In time to come, some commentators think SIBOR, too, will be replaced by SORA, as publication of SIBOR could be discontinued by 2024.
Why is LIBOR being phased out?
LIBOR has been plagued with controversy in recent years. Years ago, it was discovered that LIBOR had been manipulated by colluding bankers at several leading financial institutions for years, in what has been dubbed the LIBOR Scandal.
To understand how LIBOR can be manipulated, we must first understand how the LIBOR figures are derived.
Major banks are asked on a daily basis to submit their interest rates for the interbank market. These are not interest rates that have already been charged in the past, but projected interest rates for the future. Thus, banks can technically manipulate LIBOR by deliberately raising or lowering their submitted interest rates.
The LIBOR Scandal
That is exactly what happened in the LIBOR Scandal. In order to manipulate LIBOR, traders submitted artificially inflated or deflated interest rates with the goal of influencing the LIBOR reading in favour of their own trading activities. Due to LIBOR’s prominent role in the finance industry, there was a cascade of knock-on effects—everything from home loans interest rates to pricing of derivatives was affected.
During the financial crisis of 2008, the LIBOR’s unnatural movements provoked suspicion, which led to an investigation which uncovered the individuals responsible for rigging it. Some of those individuals are still in jail.
So, it comes as no surprise that LIBOR (as well as other -IBORs like SIBOR) are now being phased out in favour of benchmarks that are less easily manipulated. Benchmarks like SORA are overnight risk-free rates that are much more transparent and offer greater stability.
SORA, which is the volume-weighted average rate of borrowing transactions in the unsecured overnight interbank SGD cash market in Singapore between 8am and 6:15pm, measures transactions that have already taken place. As a retrospective measure, it is less easily manipulated than foward-looking benchmarks like LIBOR. It also offers greater predictability as any interest rate changes can be forseen based on recent transactions.
After the vulnerabilities of the scandal-plagued LIBOR were exposed, the world of global finance sought to phase it out by the end of 2021.
SOR, to which many Singapore home loan packages’ interest rates were previously pegged, is a benchmark which uses the LIBOR in its computation. Thus, SOR had to be phased out in Singapore as well, and has since become more or less obsolete as far as home loans are concerned.
The next benchmark in line for obsolescence is SIBOR, which is likely to be phased out by 2024. At the moment, SIBOR is the most common benchmark for floating home loan rates.

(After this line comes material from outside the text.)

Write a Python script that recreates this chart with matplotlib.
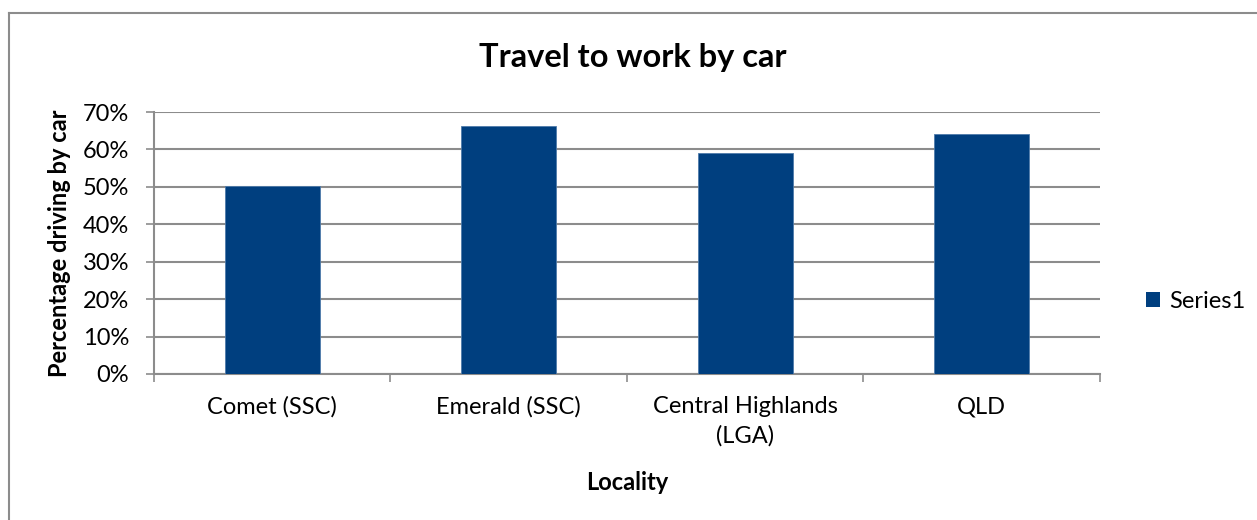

SORA has been put forward by MAS as a replacement for SOR. If things go as planned, it looks like SIBOR-pegged interest will the near future be replaced by SORA-pegged interest rates. SORA is not derived from external benchmarks like LIBOR and is supposed to offer greater transparency and stability. For borrowers, that is actually a good thing as interest rate hikes will not be as unpredictable.